Motion Picture Expert Group [MPEG], a working group from IEC and ISO which laid the foundation for the multimedia industry with the MPEG-2 TS and the MP4 file formats, a series of successful codecs both in video (MPEG-2 Video, AVC/H264) and audio (MP3, AAC) and the new generation codecs with MPEG 3D Audio, HEVC and MMT (mandated in ATSC 3.0) in 2013 has commenced work on a new set of standards for immersive visual media to be known as MPEG-I.

MPEG #122 in San Diego

The ImAc Project on access to 360 degree content for people with sensory disabilities was represented at the recent working group meeting by Motion Spell.

Reflections from the meeting

MPEG is organised as a set of meeting rooms that represent different working group. Each working group takes its direction from requirements to a working draft and then to an international standard. MPEG meetings are attended by around 500 participants from all over the world.

MPEG-I and ImAc

We were looking forward to the discussions on accessibility within the immersive media landscape and sharing the initial findings from our ImAc Project in hope of gathering feedback from industry consortia during the process.

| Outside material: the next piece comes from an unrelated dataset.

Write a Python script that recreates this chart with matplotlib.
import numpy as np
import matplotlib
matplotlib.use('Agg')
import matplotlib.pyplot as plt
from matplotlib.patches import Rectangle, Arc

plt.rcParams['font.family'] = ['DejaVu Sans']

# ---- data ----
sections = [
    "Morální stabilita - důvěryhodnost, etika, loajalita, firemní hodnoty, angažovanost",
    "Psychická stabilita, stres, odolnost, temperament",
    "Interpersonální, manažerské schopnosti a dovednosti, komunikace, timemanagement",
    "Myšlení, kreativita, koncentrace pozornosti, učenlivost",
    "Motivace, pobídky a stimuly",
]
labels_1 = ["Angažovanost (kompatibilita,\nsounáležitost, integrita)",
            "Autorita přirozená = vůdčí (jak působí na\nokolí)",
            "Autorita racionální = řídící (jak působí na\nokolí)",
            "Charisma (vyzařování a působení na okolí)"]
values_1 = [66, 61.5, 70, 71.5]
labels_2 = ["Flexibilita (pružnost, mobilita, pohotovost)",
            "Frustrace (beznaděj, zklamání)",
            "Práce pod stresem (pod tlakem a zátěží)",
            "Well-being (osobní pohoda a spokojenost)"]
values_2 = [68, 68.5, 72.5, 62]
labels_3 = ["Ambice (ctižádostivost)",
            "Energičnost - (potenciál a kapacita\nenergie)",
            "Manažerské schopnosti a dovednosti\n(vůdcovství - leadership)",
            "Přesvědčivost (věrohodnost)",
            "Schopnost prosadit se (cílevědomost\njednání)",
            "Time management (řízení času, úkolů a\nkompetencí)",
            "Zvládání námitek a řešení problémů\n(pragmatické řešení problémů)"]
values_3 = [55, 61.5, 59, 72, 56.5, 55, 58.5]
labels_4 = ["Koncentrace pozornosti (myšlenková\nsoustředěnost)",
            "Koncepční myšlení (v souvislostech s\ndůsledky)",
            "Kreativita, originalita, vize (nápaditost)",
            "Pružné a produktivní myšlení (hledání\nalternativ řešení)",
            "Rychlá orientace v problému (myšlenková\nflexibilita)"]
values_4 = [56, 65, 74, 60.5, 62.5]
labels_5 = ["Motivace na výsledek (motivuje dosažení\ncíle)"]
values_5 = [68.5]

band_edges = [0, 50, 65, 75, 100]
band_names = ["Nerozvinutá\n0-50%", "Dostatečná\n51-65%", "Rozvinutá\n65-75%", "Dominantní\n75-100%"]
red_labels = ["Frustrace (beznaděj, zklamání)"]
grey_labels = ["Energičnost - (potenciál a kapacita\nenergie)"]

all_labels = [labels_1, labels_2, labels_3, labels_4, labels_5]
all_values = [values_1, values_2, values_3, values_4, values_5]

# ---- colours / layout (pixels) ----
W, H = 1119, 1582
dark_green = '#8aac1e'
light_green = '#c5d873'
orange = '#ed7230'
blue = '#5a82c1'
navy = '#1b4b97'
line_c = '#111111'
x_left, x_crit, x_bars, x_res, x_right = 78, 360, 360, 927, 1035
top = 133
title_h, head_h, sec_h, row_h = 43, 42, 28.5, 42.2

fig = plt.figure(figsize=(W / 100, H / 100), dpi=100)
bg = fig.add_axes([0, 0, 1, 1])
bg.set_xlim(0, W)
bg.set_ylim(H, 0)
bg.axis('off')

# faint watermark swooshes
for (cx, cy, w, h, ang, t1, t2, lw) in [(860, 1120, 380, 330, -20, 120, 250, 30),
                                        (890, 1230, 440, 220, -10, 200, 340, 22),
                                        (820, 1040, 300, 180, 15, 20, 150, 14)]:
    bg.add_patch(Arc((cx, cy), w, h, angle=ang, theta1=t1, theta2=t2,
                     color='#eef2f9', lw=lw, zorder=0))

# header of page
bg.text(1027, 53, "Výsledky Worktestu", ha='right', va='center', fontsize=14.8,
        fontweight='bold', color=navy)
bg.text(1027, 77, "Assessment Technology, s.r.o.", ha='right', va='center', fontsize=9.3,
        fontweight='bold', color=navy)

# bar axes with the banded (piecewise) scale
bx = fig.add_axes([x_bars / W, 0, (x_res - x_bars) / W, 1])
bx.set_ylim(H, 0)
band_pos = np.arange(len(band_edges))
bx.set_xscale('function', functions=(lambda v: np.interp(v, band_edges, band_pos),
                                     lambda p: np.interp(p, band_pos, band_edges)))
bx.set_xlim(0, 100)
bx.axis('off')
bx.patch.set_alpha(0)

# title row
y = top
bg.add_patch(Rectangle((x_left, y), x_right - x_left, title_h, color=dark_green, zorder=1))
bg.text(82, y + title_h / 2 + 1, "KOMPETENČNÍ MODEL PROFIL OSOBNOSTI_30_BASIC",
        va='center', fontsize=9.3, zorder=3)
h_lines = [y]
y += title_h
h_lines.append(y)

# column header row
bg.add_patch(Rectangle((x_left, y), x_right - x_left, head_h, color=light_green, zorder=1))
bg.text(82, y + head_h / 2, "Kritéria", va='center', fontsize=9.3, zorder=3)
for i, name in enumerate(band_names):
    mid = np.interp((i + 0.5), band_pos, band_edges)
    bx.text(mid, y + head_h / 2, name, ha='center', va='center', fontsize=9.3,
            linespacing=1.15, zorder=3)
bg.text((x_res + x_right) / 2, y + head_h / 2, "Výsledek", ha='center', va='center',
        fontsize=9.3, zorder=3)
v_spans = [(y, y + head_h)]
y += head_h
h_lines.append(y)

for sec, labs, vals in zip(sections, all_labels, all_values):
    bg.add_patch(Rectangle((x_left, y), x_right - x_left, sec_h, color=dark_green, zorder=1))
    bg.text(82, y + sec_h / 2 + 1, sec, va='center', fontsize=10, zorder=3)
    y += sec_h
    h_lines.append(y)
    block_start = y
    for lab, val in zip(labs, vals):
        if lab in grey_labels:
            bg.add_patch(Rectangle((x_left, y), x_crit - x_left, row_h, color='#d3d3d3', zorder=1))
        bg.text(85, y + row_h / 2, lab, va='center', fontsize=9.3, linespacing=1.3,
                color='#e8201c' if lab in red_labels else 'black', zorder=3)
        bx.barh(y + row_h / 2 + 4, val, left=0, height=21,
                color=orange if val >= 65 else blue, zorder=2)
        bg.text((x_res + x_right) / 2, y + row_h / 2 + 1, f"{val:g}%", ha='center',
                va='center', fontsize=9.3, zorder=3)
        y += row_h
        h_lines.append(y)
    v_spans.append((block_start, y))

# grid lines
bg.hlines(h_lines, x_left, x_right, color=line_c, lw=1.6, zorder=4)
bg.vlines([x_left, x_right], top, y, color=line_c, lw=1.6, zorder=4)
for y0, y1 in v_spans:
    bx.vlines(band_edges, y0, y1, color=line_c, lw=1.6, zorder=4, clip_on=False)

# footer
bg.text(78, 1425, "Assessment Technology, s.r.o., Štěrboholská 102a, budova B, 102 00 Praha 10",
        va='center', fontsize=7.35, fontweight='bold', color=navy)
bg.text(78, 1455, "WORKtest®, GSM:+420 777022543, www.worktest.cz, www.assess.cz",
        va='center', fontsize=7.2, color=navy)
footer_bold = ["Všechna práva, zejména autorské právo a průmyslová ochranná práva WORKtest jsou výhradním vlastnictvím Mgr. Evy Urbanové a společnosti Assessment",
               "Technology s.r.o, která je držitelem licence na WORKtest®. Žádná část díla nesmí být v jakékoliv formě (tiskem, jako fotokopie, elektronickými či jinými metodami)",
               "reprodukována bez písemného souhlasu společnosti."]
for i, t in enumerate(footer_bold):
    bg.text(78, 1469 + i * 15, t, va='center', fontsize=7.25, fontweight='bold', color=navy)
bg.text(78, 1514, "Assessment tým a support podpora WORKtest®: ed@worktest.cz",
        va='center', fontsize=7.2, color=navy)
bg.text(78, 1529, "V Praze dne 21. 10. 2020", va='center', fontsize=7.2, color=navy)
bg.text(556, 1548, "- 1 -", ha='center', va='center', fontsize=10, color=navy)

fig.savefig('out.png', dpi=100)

MPEG-I is a set of standards defining the future of media:

  • Part 1: requirements.
  • Part 2: OMAF
  • Part 3: Video (VVC, the successor of. HEVC)
    • Current experiments show that once gets 40% better than HEVC
    • Release planned for October 2020
  • Part 4: Audio
  • Part 5: Point Clouds compression. Point Clouds allows the representation of 3D objects.
  • Part 6: Metrics.
  • Part 7: Metadata.
  • Part 8: NBMP (Network Based Media Processing).

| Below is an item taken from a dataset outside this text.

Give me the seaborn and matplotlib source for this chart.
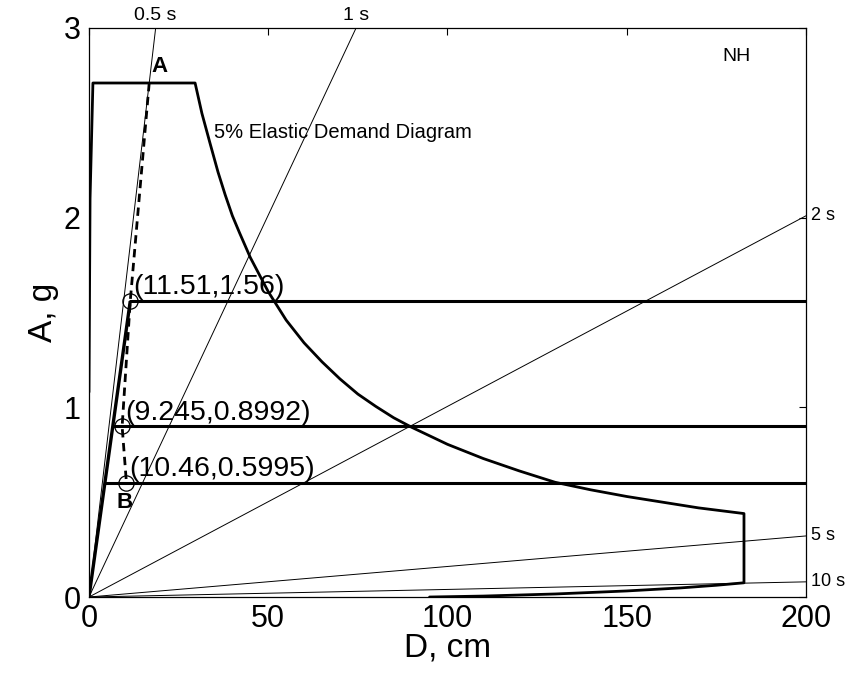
import matplotlib
matplotlib.use("Agg")
import matplotlib.pyplot as plt
import seaborn as sns
import pandas as pd

# ---------------- data ----------------
# 5% elastic demand diagram (ADRS)
demand_D = [0.0, 0.3, 1.1, 29.6, 31.5, 33.8, 36, 38, 40, 42, 45, 50, 55, 60,
            65, 70, 75, 80, 85, 90, 100, 110, 120, 130, 140, 150, 160, 170,
            182.7, 182.7, 175, 165, 150, 130, 110, 95]
demand_A = [1.08, 2.1, 2.71, 2.71, 2.55, 2.39, 2.24, 2.12, 2.01, 1.92, 1.79,
            1.61, 1.46, 1.34, 1.24, 1.15, 1.07, 1.005, 0.945, 0.895, 0.805,
            0.73, 0.665, 0.605, 0.565, 0.53, 0.5, 0.47, 0.44, 0.075, 0.062,
            0.048, 0.032, 0.016, 0.005, 0.0]

# bilinear capacity curves
yield_A = [1.56, 0.8992, 0.5995]
yield_D = [11.51, 6.64, 4.42]
cap_end_D = 200

# performance points (dashed path A -> B)
perf_D = [16.8, 11.51, 9.245, 10.46]
perf_A = [2.71, 1.56, 0.8992, 0.5995]
point_D = [11.51, 9.245, 10.46]
point_A = [1.56, 0.8992, 0.5995]
point_labels = ["(11.51,1.56)", "(9.245,0.8992)", "(10.46,0.5995)"]

# constant-period radial lines (end points at the plot border)
period_labels = ["0.5 s", "1 s", "2 s", "5 s", "10 s"]
period_end_D = [18.6, 74.5, 200, 200, 200]
period_end_A = [3.0, 3.0, 2.01, 0.322, 0.080]

x_ticks = [0, 50, 100, 150, 200]
y_ticks = [0, 1, 2, 3]

# ---------------- figure ----------------
sns.set_theme(style="white")
plt.rcParams["font.family"] = ["Liberation Sans", "DejaVu Sans"]
plt.rcParams["text.color"] = "black"
plt.rcParams["axes.labelcolor"] = "black"

fig = plt.figure(figsize=(8.58, 6.73), dpi=100)
ax = fig.add_axes([0.1037, 0.1129, 0.8357, 0.8455])

# period lines
for lab, d, a in zip(period_labels, period_end_D, period_end_A):
    df = pd.DataFrame({"D": [0, d], "A": [0, a]})
    sns.lineplot(data=df, x="D", y="A", ax=ax, color="black", lw=0.7,
                 sort=False, estimator=None)
    if a >= 3.0:
        ax.text(d, 3.02, lab, ha="center", va="bottom", fontsize=14)
    else:
        ax.text(201.5, a, lab, ha="left", va="center", fontsize=13,
                clip_on=False)

# demand curve
dem = pd.DataFrame({"D": demand_D, "A": demand_A})
sns.lineplot(data=dem, x="D", y="A", ax=ax, color="black", lw=2.0,
             sort=False, estimator=None)

# capacity curves
ax.plot([0, yield_D[0]], [0, yield_A[0]], color="black", lw=2.4,
        solid_capstyle="butt")
for ya, yd in zip(yield_A, yield_D):
    df = pd.DataFrame({"D": [yd, cap_end_D], "A": [ya, ya]})
    sns.lineplot(data=df, x="D", y="A", ax=ax, color="black", lw=2.2,
                 sort=False, estimator=None)

# dashed performance path
perf = pd.DataFrame({"D": perf_D, "A": perf_A})
sns.lineplot(data=perf, x="D", y="A", ax=ax, color="black", lw=2.0,
             sort=False, estimator=None, linestyle=(0, (3.0, 2.0)))

# points + labels
ax.plot(point_D, point_A, linestyle="none", marker="o", markersize=11,
        markerfacecolor="none", markeredgecolor="black", markeredgewidth=0.9)
for d, a, lab in zip(point_D, point_A, point_labels):
    ax.text(d + 0.9, a + 0.005, lab, ha="left", va="bottom", fontsize=20.5)

ax.text(17.5, 2.74, "A", fontsize=16, fontweight="bold", ha="left", va="bottom")
ax.text(10.0, 0.50, "B", fontsize=16, fontweight="bold", ha="center",
        va="center")
ax.text(35.0, 2.45, "5% Elastic Demand Diagram", fontsize=14.5, ha="left",
        va="center")
ax.text(180.5, 2.85, "NH", fontsize=14, ha="center", va="center")

# axes formatting
ax.set_xlim(0, 200)
ax.set_ylim(0, 3)
ax.set_xticks(x_ticks)
ax.set_yticks(y_ticks)
ax.set_xticklabels([str(t) for t in x_ticks])
ax.set_yticklabels([str(t) for t in y_ticks])
ax.tick_params(direction="in", length=5, width=0.8, top=True, right=True,
               labelsize=22, colors="black")
ax.tick_params(axis="x", pad=5)
ax.tick_params(axis="y", pad=6)
for s in ax.spines.values():
    s.set_color("black")
    s.set_linewidth(0.9)
ax.set_xlabel("D, cm", fontsize=24, labelpad=-1)
ax.set_ylabel("A, g", fontsize=24, labelpad=3)

fig.savefig("out.png", dpi=100)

OMAF timed text and metadata

OMAF is MPEG-I part 2 (see above). Timed text is used for providing subtitles and closed captions for omnidirectional video. In OMAF, the timed text may be either:

  • Fixed-positioned: not moving as the user’s viewing orientation moves, or
  • Always-visible: always visible to the user whatever the user’s viewing orientation,
  • Fixed-positioned timed text should be used for those that are specific to a particular object, thus when that object is not visible, it is not rendered,
  • Always-visible timed text should be used for those that are global to the entire omnidirectional video.

The formats used are the same as deployed by the industry: IMSC1 (done at W3C) and WebVTT (done at W3C too).

Accessibility in MPEG and ISO

Out 572 contributions, none of them was about accessibility. ImAc has a boulevard for improvements. However MPEG may not be the right place and industry consortia may be.

Informal discussions show that MPEG tends to remain a toolbox driven by technical needs inside companies. Industry consortia are invited to use this technology in correlation with user’s needs. MPEG is different from industry consortia and especially W3C which has some dedicated activities for accessibility.